UF Study: Americans More Likely To Let Their Emotions Do The Buying

August 1, 2002

GAINESVILLE, Fla. — People really do let their emotions get the better of them when it comes to buying products sold in the consumer-driven U.S. economy, a new University of Florida study shows.

The national study shows that no matter what people may presume, feelings and emotions, not Spock-like logic, drive consumers to make even big-ticket purchases, said Jon Morris, an advertising professor in UF’s College of Journalism and Communications.

Emotions were nearly twice as important as knowledge in buying decisions, according to the nationwide study, which analyzed the responses of 23,168 people to 240 advertising messages in 13 categories, including a broad range of products ranging from durables such as cars and appliances to groceries and other nondurables. The results appear in the current issue of the Journal of Advertising Research released this week.

The findings – based on a considerably more sophisticated assessment tool to measure advertising reactions than has been used previously – refute past research, which demonstrates strong support for the idea that knowledge and believability determine whether consumers are interested in products and intend to buy them, Morris said.

“There has always been the argument that emotions are a factor in consumers’ buying decisions, but this is the first proof that emotions are a strong driver of whether people will buy a broad range of products,” Morris said. “If you ask someone why they’re buying a Lexus, they may say it’s the brake system or some design feature. The real reason is the kind of emotional judgment they’ve made about the car,” he said.

If marketers take these findings to heart, it could have implications for the kind of ads and commercials people see, Morris said. Products such as computers typically touted for their technical capabilities and features may instead be extolled for their emotional benefits, he said.

“With the exception of the new Dell ads, which show an appealing young, male character representing the Dell image, computer companies have never really sold computers based on their emotional payoffs,” he said. “Instead, they emphasize qualities like the size of the hard drive, how much memory it has or how speedy it is.”

That doesn’t mean effective advertising has to tug on heartstrings. It means marketers should focus more on understanding how to connect with their audiences on emotional as well as intellectual levels, Morris said.

The findings should compel buyers to recognize they are strongly swayed by emotions as they are contemplating purchases.

“If you’ve always used a product, you’re emotionally attached to continuing to buy it.
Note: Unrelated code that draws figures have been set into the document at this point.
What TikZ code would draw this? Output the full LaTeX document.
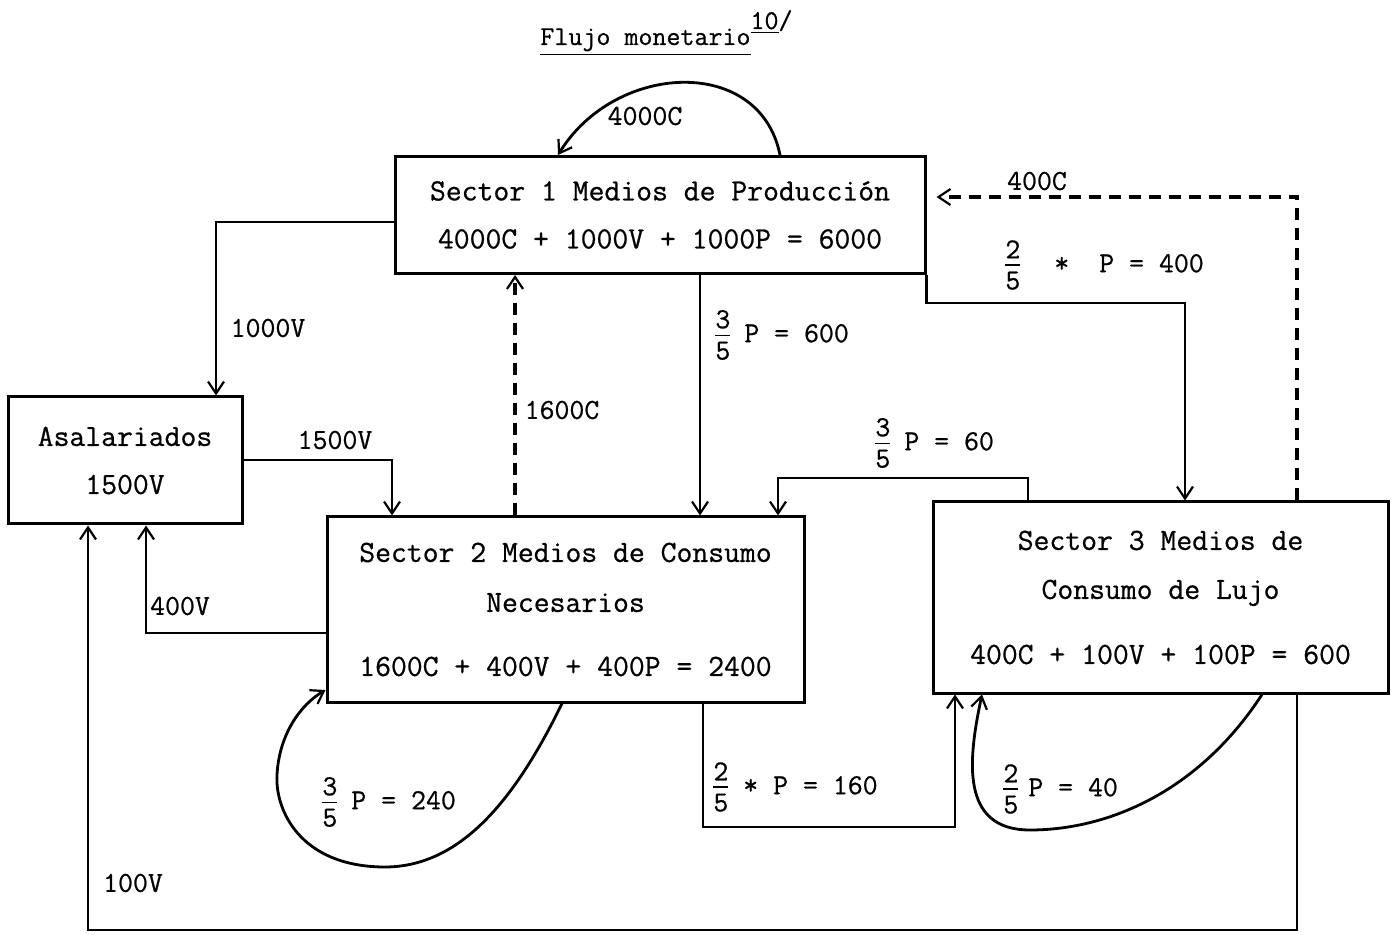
\documentclass[tikz,border=0pt]{standalone}
\usepackage{fontspec}
\newfontfamily\tw[FakeBold=0.7]{Latin Modern Mono}
\usetikzlibrary{arrows.meta}
\newcommand\fr[2]{\ensuremath{\vcenter{\offinterlineskip\halign{\hfil##\hfil\cr#1\cr\noalign{\kern3pt\hrule height0.6pt\kern3pt}#2\cr}}}}
\tikzset{
  box/.style={draw, line width=1.5pt, inner sep=0pt, align=center, font=\tw\fontsize{15.4}{18}\selectfont},
  lbl/.style={inner sep=1pt, font=\tw\fontsize{14.5}{17}\selectfont},
  conn/.style={line width=1.4pt, -{Straight Barb[length=6pt,width=8pt,line width=1.1pt]}},
  dconn/.style={conn, line width=1.7pt, dash pattern=on 6pt off 4pt},
}
\begin{document}
\begin{tikzpicture}[x=0.5pt, y=-0.5pt]
\useasboundingbox (0,0) rectangle (1393,935);
% title
\node[lbl, anchor=base west, font=\tw\fontsize{13.6}{16}\selectfont] (title) at (538,45)
  {\underline{Flujo monetario}\raisebox{8pt}{\underline{10}/}};
% boxes
\node[box, minimum width=265pt, minimum height=58.5pt] (S1) at (660,215)
  {Sector 1 Medios de Producción\\[6pt]4000C + 1000V + 1000P = 6000};
\node[box, minimum width=117pt, minimum height=63.5pt] (AS) at (125,460.5)
  {Asalariados\\[6pt]1500V};
\node[box, minimum width=238.5pt, minimum height=92.5pt] (S2) at (565.5,609.5)
  {Sector 2 Medios de Consumo\\[7pt]Necesarios\\[14pt]1600C + 400V + 400P = 2400};
\node[box, minimum width=227.5pt, minimum height=95.5pt] (S3) at (1160.5,597.5)
  {Sector 3 Medios de\\[6.5pt]Consumo de Lujo\\[14.5pt]400C + 100V + 100P = 600};
% 4000C loop
\draw[conn] (S1.north -| 780,0) .. controls (760,55) and (615,62) .. (S1.north -| 558,0);
\node[lbl] (l4000) at (645,116) {4000C};
% 1000V
\draw[conn] (S1.west |- 0,222) -| (AS.north -| 216,0);
\node[lbl] (l1000) at (268,328) {1000V};
% 1500V
\draw[conn] (AS.east |- 0,460) -| (S2.north -| 392,0);
\node[lbl] (l1500) at (335,440) {1500V};
% 400V
\draw[conn] (S2.west |- 0,633) -| (AS.south -| 146,0);
\node[lbl] (l400) at (180,606) {400V};
% 3/5 P = 600
\draw[conn] (S1.south -| 700,0) -- (S2.north -| 700,0);
\node[lbl, anchor=west] (l600) at (713,335) {\fr{3}{5}\hspace{7pt}P = 600};
% 1600C dashed
\draw[dconn] (S2.north -| 515,0) -- (S1.south -| 515,0);
\node[lbl] (l1600) at (562,410) {1600C};
% 2/5 * P = 400
\draw[conn] (S1.south east) -- (S1.south east |- 0,303) -| (S3.north -| 1185,0);
\node[lbl, anchor=west] (l400P) at (1003,265) {\fr{2}{5}\hspace{17pt}*\hspace{15pt}P = 400};
% 400C dashed
\draw[dconn] (S3.north -| 1297,0) |- ([xshift=5pt]S1.east |- 0,197);
\node[lbl] (l400C) at (1037,181) {400C};
% 3/5 P = 60
\draw[conn] (S3.north -| 1028,0) -- (1028,478) -| (S2.north -| 778,0);
\node[lbl, anchor=west] (l60) at (873,443) {\fr{3}{5}\hspace{7pt}P = 60};
% 2/5 * P = 160
\draw[conn] (S2.south -| 703,0) -- (703,827) -| (S3.south -| 955,0);
\node[lbl, anchor=west] (l160) at (711,787) {\fr{2}{5}~*~P = 160};
% Sector 2 loop
\draw[conn] (S2.south -| 562,0) .. controls (515,800) and (460,868) .. (383,867)
  .. controls (300,866) and (275,810) .. (277,775)
  .. controls (279,735) and (300,705) .. (S2.west |- 0,690);
\node[lbl, anchor=west] (l240) at (320,802) {\fr{3}{5}\hspace{7pt}P = 240};
% Sector 3 loop
\draw[conn] (S3.south -| 1262,0) .. controls (1200,790) and (1110,830) .. (1030,830)
  .. controls (960,830) and (968,760) .. (S3.south -| 982,0);
\node[lbl, anchor=west] (l40) at (1001,789) {\fr{2}{5}\hspace{5pt}P = 40};
% 100V
\draw[conn] (S3.south -| 1297,0) -- (1297,930) -| (AS.south -| 88,0);
\node[lbl] (l100V) at (133,883) {100V};
\end{tikzpicture}
\end{document}
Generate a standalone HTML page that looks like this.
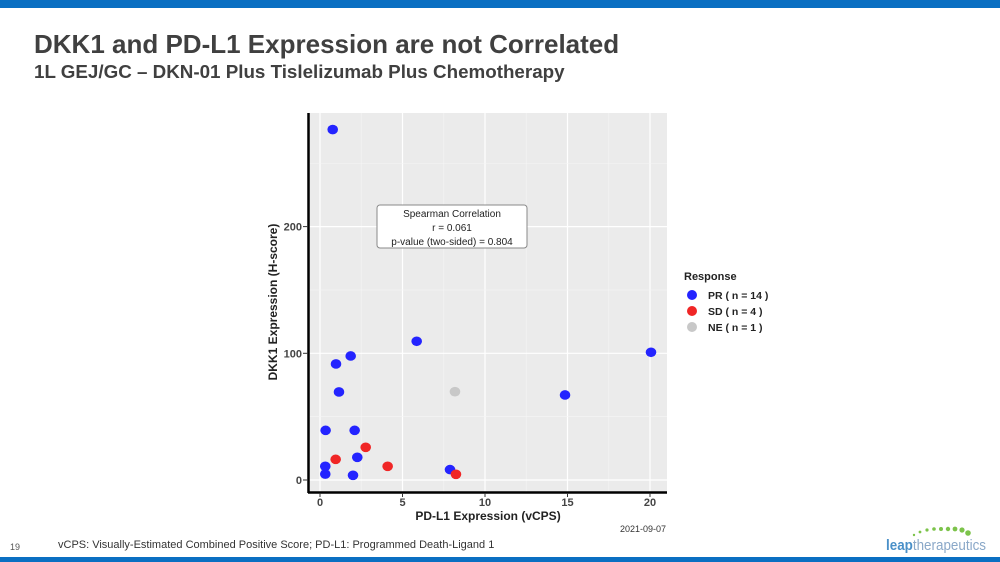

Unfortunately, that’s what we all do,” Morris said. “Buyers need to realize that feelings play a strong role in purchasing decisions, get a hold of that emotion and balance it with facts and information in order to make judgments about a product.”

The study was conducted using a new marketing communications technique called AdSAM. Developed by Morris, it incorporates a graphic character called the Self-Assessment Manikin that was used to assess participants’ ranges of pleasure, arousal and dominance. On each of these three scales, respondents were asked to mark the dot below the manikins that best represented their feelings after seeing an advertisement. A company that specializes in analyzing commercials conducted the tests at malls around the country. The responses then were analyzed by Morris and three UF advertising doctoral students.

“Fifteen or 20 years ago, there was a strong movement in the marketing field to determine how people’s feelings affected their buying decisions, but that fell out of favor because nobody could figure out how to measure this connection between how people felt about things and what effect it has on their buying intentions,” he said.

In addition to consumer research, the new testing mechanism could be used in a variety of health, human resources and educational fields, Morris said. For example, it could gauge how people feel about certain teaching methods or different treatment options for drug and alcohol abuse, he said.

“This is probably one of the most definitive pieces of work that has examined the role emotion plays in driving behavioral measures,” said William Dillon, the Herman W. Lay professor of marketing and statistics at the Cox School of Business at Southern Methodist University in Dallas. “In the past, conventional pencil-and-paper methods, although seemingly capturing affect, may indeed be capturing cognition. The type of measurement that Morris uses is one that more closely gets at emotional reaction.”